Chancellor promises a business Budget

GEORGE Osborne has pledged to continue to encourage economic recovery and support British business in his Budget this week.
The Chancellor’s message in interviews over the weekend was focused on reassuring firms that Wednesday’s announcement would provide the stimulus needed for long-term recovery.
“We have a balanced recovery,” he said. “The message in the Budget is that our economic plan is working but the job is very far from done. That means addressing long-term issues. We don’t export enough, don’t build enough. We need to boost exports to new emerging markets and support investment.”
John Cridland, CBI director general, has warned Mr Osborne he risks damaging the recovery unless the Budget provides long-term stimulus.
“We are at the early stages of a vital, but not inevitable, rebalancing of the economy,” he said.

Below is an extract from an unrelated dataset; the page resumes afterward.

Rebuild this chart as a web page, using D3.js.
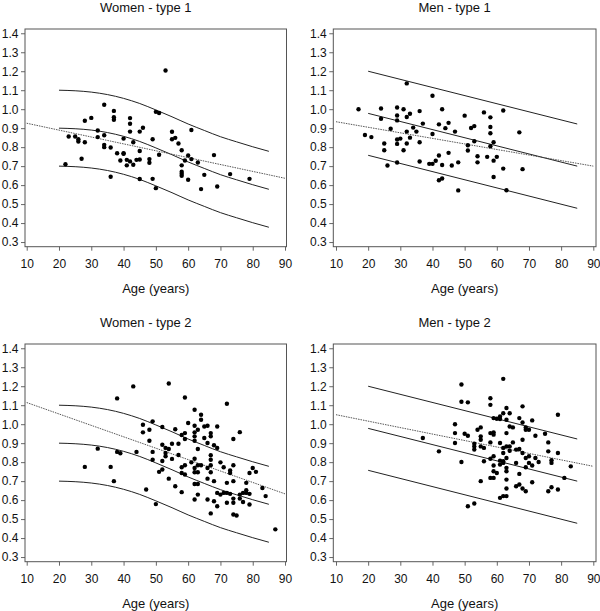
<!DOCTYPE html>
<html><head><meta charset="utf-8">
<script src="https://cdn.jsdelivr.net/npm/d3@7/dist/d3.min.js"></script>
<style>body{margin:0;background:#fff} text{font-family:"Liberation Sans",Arial,Helvetica,sans-serif}</style>
</head><body><svg id="c" width="600" height="611"></svg>
<script>
// ---------- data ----------
const panelTitles = ["Women - type 1", "Men - type 1", "Women - type 2", "Men - type 2"];
const xTicks = [10, 20, 30, 40, 50, 60, 70, 80, 90];
const yTicks = [0.3, 0.4, 0.5, 0.6, 0.7, 0.8, 0.9, 1.0, 1.1, 1.2, 1.3, 1.4];
const xLabel = "Age (years)";

// reference curves (women: curved, men: straight)
const womenCurveAge = [20, 25, 30, 35, 40, 45, 50, 55, 60, 65, 70, 75, 80, 85];
const womenUpper  = [1.100, 1.097, 1.090, 1.077, 1.057, 1.030, 0.996, 0.960, 0.922, 0.888, 0.855, 0.828, 0.802, 0.778];
const womenMiddle = [0.900, 0.897, 0.890, 0.877, 0.857, 0.830, 0.796, 0.760, 0.722, 0.688, 0.655, 0.628, 0.602, 0.578];
const womenLower  = [0.700, 0.697, 0.690, 0.677, 0.657, 0.630, 0.596, 0.560, 0.522, 0.488, 0.455, 0.428, 0.402, 0.378];
const menLineAge = [20, 85];
const menUpper  = [1.200, 0.922];
const menMiddle = [0.978, 0.700];
const menLower  = [0.757, 0.478];

// dotted regression lines
const regAge = [10, 90];
const regW1 = [0.926, 0.636];
const regM1 = [0.934, 0.700];
const regW2 = [1.114, 0.633];
const regM2 = [1.050, 0.778];

// scatter points
const w1Age = [22,23,25,26,26,27,28,28,30,32,32,34,34,34,34,36,36,37,37,37,38,39,40,40,40,41,41,42,42,42,42,43,43,44,45,45,45,45,46,48,48,49,49,50,50,51,51,53,55,55,56,57,58,58,58,58,58,59,60,60,61,61,63,64,65,68,69,73,79];
const w1Val = [0.710,0.856,0.856,0.842,0.830,0.739,0.939,0.826,0.954,0.888,0.853,1.023,0.863,0.812,0.800,0.644,0.798,0.991,0.958,0.944,0.768,0.730,0.845,0.768,0.765,0.733,0.704,0.953,0.923,0.882,0.725,0.826,0.707,0.733,0.882,0.780,0.735,0.632,0.902,0.737,0.718,0.842,0.633,0.986,0.584,0.980,0.760,1.204,0.881,0.842,0.849,0.819,0.784,0.704,0.670,0.660,0.649,0.730,0.756,0.628,0.890,0.737,0.719,0.579,0.654,0.758,0.593,0.658,0.633];

const m1Age = [17,19,21,24,24,25,25,26,27,29,29,29,29,29,29,30,31,31,32,32,32,32,33,33,34,35,36,36,36,37,39,40,40,40,41,42,42,42,43,43,43,44,45,45,46,47,48,48,50,51,51,52,53,53,54,54,56,57,58,58,58,58,59,59,59,60,62,62,63,67,68];
const m1Val = [1.000,0.864,0.853,1.004,0.950,0.819,0.784,0.703,0.897,1.009,0.967,0.941,0.840,0.817,0.719,0.845,1.000,0.784,1.136,0.959,0.882,0.819,0.976,0.850,0.903,0.882,0.990,0.826,0.724,0.924,0.712,1.071,0.869,0.712,0.728,0.920,0.756,0.626,0.635,1.000,0.706,0.900,0.928,0.770,0.703,0.882,0.720,0.572,0.966,0.810,0.782,0.901,0.911,0.831,0.752,0.720,0.983,0.749,0.957,0.906,0.873,0.805,0.826,0.729,0.643,0.749,0.993,0.687,0.573,0.878,0.684];

const w2Age = [28,32,36,37,38,38,39,43,44,47,48,48,46,46,49,49,49,50,51,52,52,52,52,53,53,53,54,54,54,55,55,56,56,57,57,58,58,58,58,59,59,59,59,59,60,61,62,62,62,62,62,62,62,62,62,62,63,63,63,63,63,63,64,64,64,65,65,66,66,66,66,66,67,67,67,67,67,67,67,68,68,68,69,69,69,69,70,70,71,71,72,72,72,72,73,73,73,74,74,74,74,74,74,75,76,76,76,77,77,78,78,78,79,79,79,80,81,83,84,87];
const w2Val = [0.775,0.871,0.775,0.700,1.136,0.854,0.847,1.199,0.854,0.656,0.971,0.913,0.997,0.957,1.015,0.854,0.813,0.579,0.749,0.985,0.892,0.806,0.761,0.875,0.848,0.831,1.214,0.869,0.713,0.897,0.817,0.973,0.673,0.897,0.838,0.943,0.773,0.743,0.642,1.141,0.953,0.922,0.784,0.735,1.006,0.799,1.076,0.992,0.957,0.936,0.913,0.818,0.769,0.747,0.685,0.603,0.971,0.869,0.784,0.747,0.685,0.629,1.050,1.023,0.784,0.988,0.927,0.992,0.901,0.713,0.603,0.769,0.953,0.936,0.836,0.813,0.784,0.747,0.530,0.889,0.700,0.594,0.988,0.875,0.638,0.568,0.799,0.629,0.773,0.638,1.108,0.691,0.638,0.586,0.756,0.743,0.633,0.922,0.784,0.700,0.608,0.586,0.524,0.519,0.958,0.629,0.608,0.638,0.590,0.691,0.652,0.638,0.743,0.633,0.577,0.769,0.749,0.664,0.621,0.446];

const m2Age = [37,42,47,47,47,49,49,49,50,51,51,51,53,53,53,53,54,55,55,55,55,55,56,56,58,58,58,58,58,58,59,59,59,59,59,59,59,60,60,61,61,61,61,61,61,62,62,62,62,62,62,62,63,63,63,63,63,63,63,63,63,63,64,64,64,64,65,65,66,66,66,67,67,67,67,68,68,68,68,68,69,69,69,69,69,70,70,70,71,71,71,72,72,73,75,76,76,76,77,77,77,79,79,79,81,83];
const m2Val = [0.927,0.857,1.000,0.953,0.901,1.209,1.118,0.801,0.950,1.115,0.939,0.568,0.897,0.883,0.866,0.582,0.971,0.983,0.936,0.918,0.883,0.700,0.875,0.805,1.137,1.102,0.953,0.904,0.818,0.717,1.032,0.957,0.945,0.831,0.782,0.752,0.717,1.029,0.743,1.027,1.041,0.901,0.808,0.787,0.612,1.058,0.875,0.848,0.805,0.796,0.621,1.239,1.085,1.023,0.953,0.883,0.822,0.770,0.752,0.708,0.661,0.621,1.058,0.988,0.883,0.860,0.983,0.904,0.796,0.866,0.673,1.032,0.869,0.738,0.682,1.094,1.009,0.918,0.848,0.661,0.983,0.971,0.822,0.773,0.647,0.971,0.831,0.796,1.020,0.782,0.694,0.939,0.822,0.801,0.950,0.904,0.857,0.647,0.810,0.796,0.668,1.050,0.848,0.656,0.717,0.778];

// ---------- drawing ----------
const svg = d3.select("#c");
const boxes = [
  {x0: 25,    x1: 286.5, y0: 29,  y1: 246.7, dx: [9.47, 90.46]},
  {x0: 333.3, x1: 596,   y0: 29,  y1: 246.7, dx: [9.16, 90.84]},
  {x0: 25,    x1: 286.5, y0: 344, y1: 561.7, dx: [9.47, 90.46]},
  {x0: 333.3, x1: 596,   y0: 344, y1: 561.7, dx: [9.16, 90.84]}
];
const panels = [
  {ages: w1Age, vals: w1Val, curveX: womenCurveAge, curves: [womenUpper, womenMiddle, womenLower], reg: regW1},
  {ages: m1Age, vals: m1Val, curveX: menLineAge, curves: [menUpper, menMiddle, menLower], reg: regM1},
  {ages: w2Age, vals: w2Val, curveX: womenCurveAge, curves: [womenUpper, womenMiddle, womenLower], reg: regW2},
  {ages: m2Age, vals: m2Val, curveX: menLineAge, curves: [menUpper, menMiddle, menLower], reg: regM2}
];

panels.forEach((p, i) => {
  const b = boxes[i];
  const x = d3.scaleLinear().domain(b.dx).range([b.x0, b.x1]);
  const y = d3.scaleLinear().domain([0.2755, 1.4225]).range([b.y1, b.y0]);
  const g = svg.append("g");

  // title
  g.append("text").attr("x", (b.x0 + b.x1) / 2 - 10).attr("y", b.y0 - 17)
    .attr("text-anchor", "middle").attr("font-size", 13).attr("fill", "#111")
    .text(panelTitles[i]);
  // x label
  g.append("text").attr("x", (b.x0 + b.x1) / 2).attr("y", b.y1 + 46.5)
    .attr("text-anchor", "middle").attr("font-size", 13).attr("fill", "#111")
    .text(xLabel);

  // axes
  const ax = g.append("g").attr("transform", `translate(0,${b.y1})`)
    .call(d3.axisBottom(x).tickValues(xTicks).tickSize(4).tickPadding(9).tickFormat(d3.format("d")));
  const ay = g.append("g").attr("transform", `translate(${b.x0},0)`)
    .call(d3.axisLeft(y).tickValues(yTicks).tickSize(4).tickPadding(2.5).tickFormat(d3.format(".1f")));
  [ax, ay].forEach(a => {
    a.select(".domain").remove();
    a.selectAll(".tick line").attr("stroke", "#666");
    a.selectAll(".tick text").attr("font-size", 12).attr("fill", "#111")
      .attr("font-family", '"Liberation Sans",Arial,sans-serif');
  });

  // frame
  g.append("rect").attr("x", b.x0).attr("y", b.y0)
    .attr("width", b.x1 - b.x0).attr("height", b.y1 - b.y0)
    .attr("fill", "none").attr("stroke", "#555").attr("stroke-width", 1);

  // reference curves
  const line = d3.line().x(d => x(d[0])).y(d => y(d[1])).curve(d3.curveMonotoneX);
  p.curves.forEach(c => {
    g.append("path").datum(p.curveX.map((a, k) => [a, c[k]]))
      .attr("d", line).attr("fill", "none").attr("stroke", "#222").attr("stroke-width", 1);
  });
  // dotted regression
  g.append("path").datum(regAge.map((a, k) => [a, p.reg[k]]))
    .attr("d", d3.line().x(d => x(d[0])).y(d => y(d[1])))
    .attr("fill", "none").attr("stroke", "#444").attr("stroke-width", 0.9)
    .attr("stroke-dasharray", "1.5,1");

  // points
  g.selectAll("circle.pt").data(p.ages.map((a, k) => [a, p.vals[k]])).enter()
    .append("circle").attr("class", "pt")
    .attr("cx", d => x(d[0])).attr("cy", d => y(d[1])).attr("r", 2.2).attr("fill", "#000");
});
</script></body></html>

“Whether we do this actually depends on whether we choose to do it. There’s nothing inevitable about it.”
Mr Osborne said: “We need to carry on backing businesses, large and small, so they can create good, new jobs,” he said. “The Budget will back manufacturing and economic growth in every region of our country. We need to back hard-working people and their aspirations.”
The Help to Buy equity loan-based scheme, which has so far helped more than 25,000 households to buy their own home is to be extended until 2020 to enable an estimated 120,000 buyers of newly-built homes to qualify for a loan of up to 20%.
The Government is also providing £200m to help to turn Ebbsfleet in Kent into Britain’s first garden city for almost a century. A new development corporation is being set up to speed planning procedures.
Mr Osborne has faced difficulties in providing relief for firms saddled with high energy bills but hopes reforms to carbon taxes and a continued freeze on fuel duty increases will ease the burden.